** Begin **

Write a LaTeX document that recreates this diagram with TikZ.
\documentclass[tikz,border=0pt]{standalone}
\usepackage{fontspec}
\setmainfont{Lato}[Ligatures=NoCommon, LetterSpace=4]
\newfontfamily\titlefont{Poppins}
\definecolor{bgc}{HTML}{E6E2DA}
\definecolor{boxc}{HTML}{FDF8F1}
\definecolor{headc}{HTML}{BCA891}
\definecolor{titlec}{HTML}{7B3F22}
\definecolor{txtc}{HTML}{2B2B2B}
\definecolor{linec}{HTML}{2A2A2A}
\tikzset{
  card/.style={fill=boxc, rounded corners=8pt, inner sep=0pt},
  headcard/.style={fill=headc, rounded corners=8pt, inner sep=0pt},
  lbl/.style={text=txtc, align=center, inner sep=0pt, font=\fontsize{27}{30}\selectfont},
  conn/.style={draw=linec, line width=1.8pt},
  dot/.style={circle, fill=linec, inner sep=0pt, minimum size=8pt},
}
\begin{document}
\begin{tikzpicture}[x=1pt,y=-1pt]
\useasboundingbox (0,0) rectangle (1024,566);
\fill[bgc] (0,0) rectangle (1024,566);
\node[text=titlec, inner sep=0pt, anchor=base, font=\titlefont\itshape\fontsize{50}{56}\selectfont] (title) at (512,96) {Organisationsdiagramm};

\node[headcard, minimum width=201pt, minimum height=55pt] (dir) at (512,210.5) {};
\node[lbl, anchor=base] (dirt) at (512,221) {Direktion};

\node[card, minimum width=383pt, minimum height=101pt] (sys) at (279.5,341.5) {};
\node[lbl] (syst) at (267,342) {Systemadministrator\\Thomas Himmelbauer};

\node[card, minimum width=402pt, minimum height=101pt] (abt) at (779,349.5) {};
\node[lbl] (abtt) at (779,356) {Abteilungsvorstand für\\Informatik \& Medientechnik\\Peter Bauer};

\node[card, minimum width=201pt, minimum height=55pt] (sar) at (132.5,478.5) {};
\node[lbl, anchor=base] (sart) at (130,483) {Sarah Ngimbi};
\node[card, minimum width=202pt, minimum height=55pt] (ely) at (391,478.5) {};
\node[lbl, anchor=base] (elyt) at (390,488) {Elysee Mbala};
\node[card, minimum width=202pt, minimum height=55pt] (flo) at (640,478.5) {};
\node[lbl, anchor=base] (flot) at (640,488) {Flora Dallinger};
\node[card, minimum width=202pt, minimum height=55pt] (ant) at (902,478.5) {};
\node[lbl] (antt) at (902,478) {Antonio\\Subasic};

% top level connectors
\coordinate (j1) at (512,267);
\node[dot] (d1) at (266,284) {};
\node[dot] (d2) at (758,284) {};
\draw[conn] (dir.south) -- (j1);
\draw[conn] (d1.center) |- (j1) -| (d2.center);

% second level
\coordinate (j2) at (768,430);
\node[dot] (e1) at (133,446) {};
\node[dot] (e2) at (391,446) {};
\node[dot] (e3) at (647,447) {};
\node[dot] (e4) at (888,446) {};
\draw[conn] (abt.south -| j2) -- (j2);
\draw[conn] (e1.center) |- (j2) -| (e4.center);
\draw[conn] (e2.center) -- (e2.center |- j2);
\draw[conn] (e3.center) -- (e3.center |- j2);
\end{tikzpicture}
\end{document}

** End **

Reproduce the full listing above, character for character.

■ RESPONSE TO THE EXERCISE:
Write a LaTeX document that recreates this diagram with TikZ.
\documentclass[tikz,border=0pt]{standalone}
\usepackage{fontspec}
\setmainfont{Lato}[Ligatures=NoCommon, LetterSpace=4]
\newfontfamily\titlefont{Poppins}
\definecolor{bgc}{HTML}{E6E2DA}
\definecolor{boxc}{HTML}{FDF8F1}
\definecolor{headc}{HTML}{BCA891}
\definecolor{titlec}{HTML}{7B3F22}
\definecolor{txtc}{HTML}{2B2B2B}
\definecolor{linec}{HTML}{2A2A2A}
\tikzset{
  card/.style={fill=boxc, rounded corners=8pt, inner sep=0pt},
  headcard/.style={fill=headc, rounded corners=8pt, inner sep=0pt},
  lbl/.style={text=txtc, align=center, inner sep=0pt, font=\fontsize{27}{30}\selectfont},
  conn/.style={draw=linec, line width=1.8pt},
  dot/.style={circle, fill=linec, inner sep=0pt, minimum size=8pt},
}
\begin{document}
\begin{tikzpicture}[x=1pt,y=-1pt]
\useasboundingbox (0,0) rectangle (1024,566);
\fill[bgc] (0,0) rectangle (1024,566);
\node[text=titlec, inner sep=0pt, anchor=base, font=\titlefont\itshape\fontsize{50}{56}\selectfont] (title) at (512,96) {Organisationsdiagramm};

\node[headcard, minimum width=201pt, minimum height=55pt] (dir) at (512,210.5) {};
\node[lbl, anchor=base] (dirt) at (512,221) {Direktion};

\node[card, minimum width=383pt, minimum height=101pt] (sys) at (279.5,341.5) {};
\node[lbl] (syst) at (267,342) {Systemadministrator\\Thomas Himmelbauer};

\node[card, minimum width=402pt, minimum height=101pt] (abt) at (779,349.5) {};
\node[lbl] (abtt) at (779,356) {Abteilungsvorstand für\\Informatik \& Medientechnik\\Peter Bauer};

\node[card, minimum width=201pt, minimum height=55pt] (sar) at (132.5,478.5) {};
\node[lbl, anchor=base] (sart) at (130,483) {Sarah Ngimbi};
\node[card, minimum width=202pt, minimum height=55pt] (ely) at (391,478.5) {};
\node[lbl, anchor=base] (elyt) at (390,488) {Elysee Mbala};
\node[card, minimum width=202pt, minimum height=55pt] (flo) at (640,478.5) {};
\node[lbl, anchor=base] (flot) at (640,488) {Flora Dallinger};
\node[card, minimum width=202pt, minimum height=55pt] (ant) at (902,478.5) {};
\node[lbl] (antt) at (902,478) {Antonio\\Subasic};

% top level connectors
\coordinate (j1) at (512,267);
\node[dot] (d1) at (266,284) {};
\node[dot] (d2) at (758,284) {};
\draw[conn] (dir.south) -- (j1);
\draw[conn] (d1.center) |- (j1) -| (d2.center);

% second level
\coordinate (j2) at (768,430);
\node[dot] (e1) at (133,446) {};
\node[dot] (e2) at (391,446) {};
\node[dot] (e3) at (647,447) {};
\node[dot] (e4) at (888,446) {};
\draw[conn] (abt.south -| j2) -- (j2);
\draw[conn] (e1.center) |- (j2) -| (e4.center);
\draw[conn] (e2.center) -- (e2.center |- j2);
\draw[conn] (e3.center) -- (e3.center |- j2);
\end{tikzpicture}
\end{document}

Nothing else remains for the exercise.